Atmospheric Measurement Techniques (Aug 2025)
Hourly surface nitrogen dioxide retrieval from GEMS tropospheric vertical column densities: benefit of using time-contiguous input features for machine learning models
Abstract
Launched in 2020, the Korean Geostationary Environmental Monitoring Spectrometer (GEMS) is the first geostationary satellite mission for observing trace gas concentrations in the Earth's atmosphere. Observations are made over Asia. Geostationary orbits allow for hourly measurements, which lead to a much higher temporal resolution compared to daily measurements taken from low-Earth orbits, such as by the TROPOspheric Monitoring Instrument (TROPOMI) or the Ozone Monitoring Instrument (OMI). This work estimates the hourly concentration of surface nitrogen dioxide (NO2) from GEMS tropospheric NO2 vertical column densities (VCDs) and additional meteorological features, which serve as inputs for random forests and linear regression models.

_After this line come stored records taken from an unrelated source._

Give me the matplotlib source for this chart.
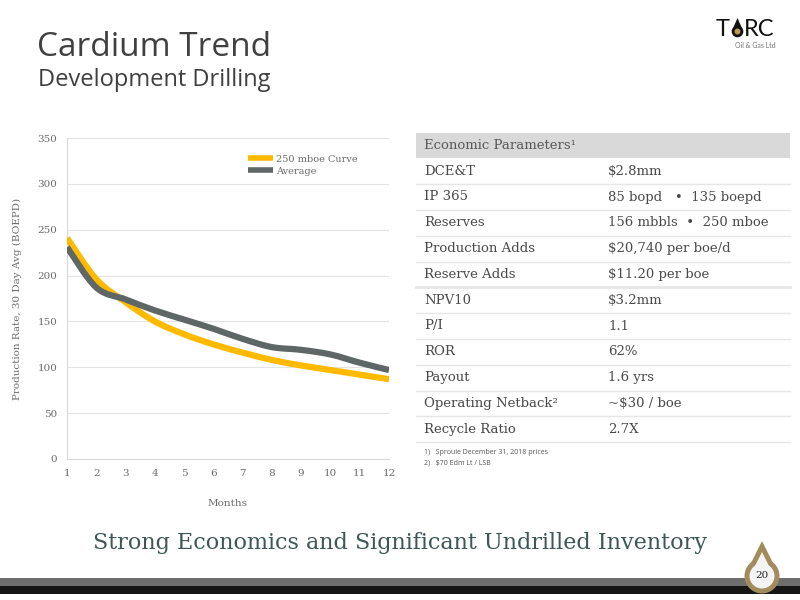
import numpy as np
import matplotlib
matplotlib.use("Agg")
import matplotlib.pyplot as plt
from matplotlib.path import Path
from matplotlib.patches import PathPatch, Rectangle, Polygon, Circle
from matplotlib.lines import Line2D

# chart data
months = [1, 2, 3, 4, 5, 6, 7, 8, 9, 10, 11, 12]
curve_250 = [241, 196, 171, 150, 136, 125, 116, 108, 102, 97, 92, 87]
average = [231, 187, 174, 162, 152, 142, 131, 122, 119, 114, 105, 97]
yticks = [0, 50, 100, 150, 200, 250, 300, 350]

# table data
param_labels = ["DCE&T", "IP 365", "Reserves", "Production Adds", "Reserve Adds",
                "NPV10", "P/I", "ROR", "Payout", "Operating Netback\u00b2", "Recycle Ratio"]
param_values = ["$2.8mm", "85 bopd   \u2022  135 boepd", "156 mbbls  \u2022  250 mboe",
                "$20,740 per boe/d", "$11.20 per boe", "$3.2mm", "1.1", "62%",
                "1.6 yrs", "~$30 / boe", "2.7X"]
footnotes = ["1)   Sproule December 31, 2018 prices", "2)   $70 Edm Lt / LSB"]

W, H = 800, 600
fig = plt.figure(figsize=(8, 6), dpi=100)


def fx(px):
    return px / W


def fy(py):
    return 1 - py / H


def smooth_path(x, y):
    # Catmull-Rom style bezier like the office "smoothed line"
    pts = np.column_stack([x, y]).astype(float)
    n = len(pts)
    verts = [pts[0]]
    codes = [Path.MOVETO]
    for i in range(n - 1):
        p0 = pts[i - 1] if i > 0 else pts[i]
        p1 = pts[i]
        p2 = pts[i + 1]
        p3 = pts[i + 2] if i + 2 < n else pts[i + 1]
        c1 = p1 + (p2 - p0) / 6.0
        c2 = p2 - (p3 - p1) / 6.0
        verts += [c1, c2, p2]
        codes += [Path.CURVE4] * 3
    return Path(verts, codes)


serif = "DejaVu Serif"
grey_txt = "#6b6b6b"
yellow = "#FFBA00"
dgrey = "#5f6766"

ax = fig.add_axes([fx(67), fy(459), fx(389 - 67), (459 - 138) / H])
ax.set_xlim(1, 12)
ax.set_ylim(0, 350)
ax.set_yticks(yticks)
ax.set_xticks(months)
ax.grid(axis="y", color="#e3e3e3", lw=0.8)
ax.set_axisbelow(True)
for s in ["top", "right"]:
    ax.spines[s].set_visible(False)
for s in ["left", "bottom"]:
    ax.spines[s].set_color("#d9d9d9")
ax.tick_params(length=0, labelsize=7.5, labelcolor=grey_txt, pad=7)
for lab in ax.get_xticklabels() + ax.get_yticklabels():
    lab.set_fontfamily(serif)

ax.add_patch(PathPatch(smooth_path(months, curve_250), fill=False, ec=yellow, lw=4.5,
                       capstyle="butt", zorder=3))
ax.add_patch(PathPatch(smooth_path(months, average), fill=False, ec=dgrey, lw=4.5,
                       capstyle="butt", zorder=4))

handles = [Line2D([], [], color=yellow, lw=4, solid_capstyle="butt"),
           Line2D([], [], color=dgrey, lw=4, solid_capstyle="butt")]
leg = ax.legend(handles, ["250 mboe Curve", "Average"], loc="upper left",
                bbox_to_anchor=(0.535, 0.975), frameon=False, handlelength=2.6,
                handletextpad=0.25, labelspacing=0.3,
                prop={"family": serif, "size": 7})
for t in leg.get_texts():
    t.set_color(grey_txt)

ax.set_xlabel("Months", family=serif, fontsize=7.5, color=grey_txt, labelpad=15)
ax.set_ylabel("Production Rate, 30 Day Avg (BOEPD)", family=serif, fontsize=7.5,
              color=grey_txt, labelpad=11)

# titles
fig.text(fx(37), fy(47), "Cardium Trend", family="Open Sans", fontsize=24,
         color="#404040", va="center")
fig.text(fx(38), fy(80), "Development Drilling", family="Open Sans", fontsize=17,
         color="#404040", va="center")

# table
tx0, tx1, tsplit = 416, 790, 599
top = 132.5
rh = 25.8
fig.patches.append(Rectangle((fx(tx0), fy(top + rh)), fx(tx1 - tx0), rh / H,
                             transform=fig.transFigure, fc="#d9d9d9", ec="none"))
fig.text(fx(424), fy(top + rh / 2), "Economic Parameters\u00b9", family=serif, fontsize=9.5,
         color="#595959", va="center")
for i, (lab, val) in enumerate(zip(param_labels, param_values)):
    yc = top + rh * (i + 1.5)
    fig.text(fx(424), fy(yc), lab, family=serif, fontsize=9.5, color="#4a4a4a", va="center")
    fig.text(fx(608), fy(yc), val, family=serif, fontsize=9.5, color="#4a4a4a", va="center")
    yl = top + rh * (i + 2)
    lw = 2 if i == 4 else 1
    fig.add_artist(Line2D([fx(tx0), fx(tx1)], [fy(yl), fy(yl)], color="#e6e6e6", lw=lw))
for i, fn in enumerate(footnotes):
    fig.text(fx(424), fy(453 + i * 10.5), fn, family="Open Sans", fontsize=5,
             color="#555555", va="center")

# tagline
fig.text(0.5, fy(543), "Strong Economics and Significant Undrilled Inventory",
         family=serif, fontsize=16, color="#3d5656", ha="center", va="center")

# bottom bar
fig.patches.append(Rectangle((0, fy(586)), 1, 8 / H, transform=fig.transFigure,
                             fc="#6e6e6e", ec="none"))
fig.patches.append(Rectangle((0, fy(594)), 1, 8 / H, transform=fig.transFigure,
                             fc="#161616", ec="none"))

# page drop with number
dax = fig.add_axes([fx(740), fy(596), fx(44), 56 / H], zorder=5)
dax.set_xlim(0, 44)
dax.set_ylim(0, 56)
dax.axis("off")
dax.add_patch(Polygon([[22, 55], [5.5, 22], [38.5, 22]], closed=True, fc="#a38c5c", ec="none"))
dax.add_patch(Circle((22, 20), 17.5, fc="#a38c5c", ec="none"))
dax.add_patch(Polygon([[22, 44], [10, 20], [34, 20]], closed=True, fc="#f4f4f4", ec="none"))
dax.add_patch(Circle((22, 20), 12.5, fc="#f4f4f4", ec="none"))
dax.text(22, 21, "20", family=serif, fontsize=7.5, ha="center", va="center", color="#222222")

# logo
fig.text(fx(716), fy(29), "T", family="Lato", fontsize=17, color="#111111", va="center")
fig.text(fx(744), fy(29), "RC", family="Lato", fontsize=17, color="#111111", va="center")
lax = fig.add_axes([fx(731), fy(38), fx(13), 20 / H])
lax.set_xlim(0, 13)
lax.set_ylim(0, 20)
lax.axis("off")
lax.add_patch(Polygon([[6.5, 20], [0.8, 7], [12.2, 7]], closed=True, fc="#111111", ec="none"))
lax.add_patch(Circle((6.5, 6.5), 5.8, fc="#111111", ec="none"))
lax.add_patch(Circle((6.5, 6.5), 3.0, fc="#b89a52", ec="none"))
fig.text(fx(735), fy(45), "Oil & Gas Ltd", family="Lato", fontsize=5, color="#777777",
         va="center")

plt.savefig("out.png", dpi=100)
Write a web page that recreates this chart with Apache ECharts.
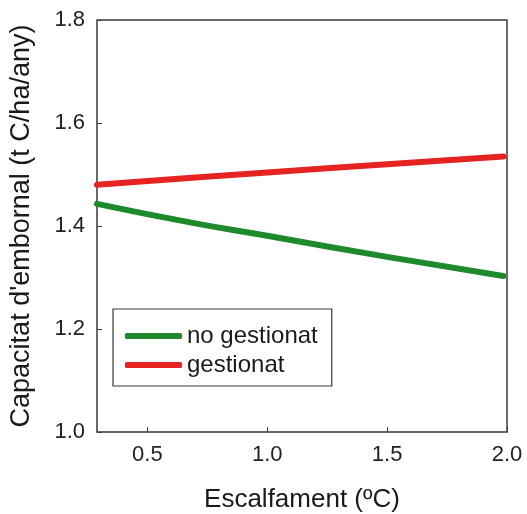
<!DOCTYPE html>
<html lang="ca">
<head>
<meta charset="UTF-8">
<title>Capacitat d'embornal</title>
<script src="https://cdn.jsdelivr.net/npm/echarts@6/dist/echarts.min.js"></script>
<style>
  html, body { margin: 0; padding: 0; background: #fff; }
  #chart { width: 527px; height: 514px; }
</style>
</head>
<body>
<div id="chart"></div>
<script>
    // escalfament (ºC)
    var escalfament = [0.29, 0.7, 1.0, 1.5, 1.985];
    var noGestionat = [1.443, 1.405, 1.381, 1.34, 1.303];
    var gestionat   = [1.480, 1.494, 1.504, 1.520, 1.535];
    var xTicks = [0.5, 1.0, 1.5, 2.0];
    var yTicks = [1.0, 1.2, 1.4, 1.6, 1.8];

    function pairs(xs, ys) {
        var out = [];
        for (var i = 0; i < xs.length; i++) out.push([xs[i], ys[i]]);
        return out;
    }

    var font = 'Liberation Sans, Arial, sans-serif';
    var chart = echarts.init(document.getElementById('chart'));
    chart.setOption({
        animation: false,
        grid: {
            left: 97, top: 20, right: 20, bottom: 82,
            outerBoundsMode: 'none',
            show: true, borderColor: '#3d3a38', borderWidth: 1.5
        },
        legend: {
            orient: 'vertical',
            left: 113, top: 309,
            padding: [15, 14, 9, 12],
            itemGap: 5,
            itemWidth: 57, itemHeight: 6,
            icon: 'roundRect',
            borderColor: '#3d3a38', borderWidth: 1.2,
            textStyle: { fontFamily: font, fontSize: 24, color: '#1a1a1a' },
            data: ['no gestionat', 'gestionat']
        },
        xAxis: {
            type: 'value',
            min: 0.29, max: 2.0,
            name: 'Escalfament (ºC)',
            nameLocation: 'middle', nameGap: 55,
            nameTextStyle: { fontFamily: font, fontSize: 26, color: '#1a1a1a' },
            axisLine: { show: false },
            splitLine: { show: false },
            axisTick: { inside: true, length: 5, customValues: xTicks, lineStyle: { color: '#3d3a38' } },
            axisLabel: {
                customValues: xTicks, margin: 12,
                fontFamily: font, fontSize: 22, color: '#222',
                formatter: function (v) { return v.toFixed(1); }
            }
        },
        yAxis: {
            type: 'value',
            min: 1.0, max: 1.8,
            name: "Capacitat d'embornal (t C/ha/any)",
            nameLocation: 'middle', nameGap: 62,
            nameTextStyle: { fontFamily: font, fontSize: 27, color: '#1a1a1a' },
            axisLine: { show: false },
            splitLine: { show: false },
            axisTick: { inside: true, length: 5, customValues: yTicks, lineStyle: { color: '#3d3a38' } },
            axisLabel: {
                customValues: yTicks, margin: 12,
                fontFamily: font, fontSize: 22, color: '#222',
                formatter: function (v) { return v.toFixed(1); }
            }
        },
        series: [
            {
                name: 'no gestionat', type: 'line',
                data: pairs(escalfament, noGestionat),
                showSymbol: false, smooth: true,
                itemStyle: { color: '#1f8a2c' },
                lineStyle: { color: '#1f8a2c', width: 6, cap: 'round' }
            },
            {
                name: 'gestionat', type: 'line',
                data: pairs(escalfament, gestionat),
                showSymbol: false, smooth: true,
                itemStyle: { color: '#e52421' },
                lineStyle: { color: '#e52421', width: 6, cap: 'round' }
            }
        ]
    });
</script>
</body>
</html>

With several measurements per day, machine learning models can use not only current observations but also those from previous hours as inputs. We demonstrate that using these time-contiguous inputs leads to reliable improvements regarding all considered performance measures, such as Pearson correlation or mean square error. For random forests, the average performance gains are between 4.5 % and 7.5 %, depending on the performance measure. For linear regression models, average performance gains are between 7 % and 15 %. For performance evaluation, spatial cross-validation with surface in situ measurements is used to measure how well the trained models perform at locations where they have not received any training data. In other words, we inspect the models' ability to generalize to unseen locations. Additionally, we investigate the influence of tropospheric NO2 VCDs on the performance. The region of our study is South Korea.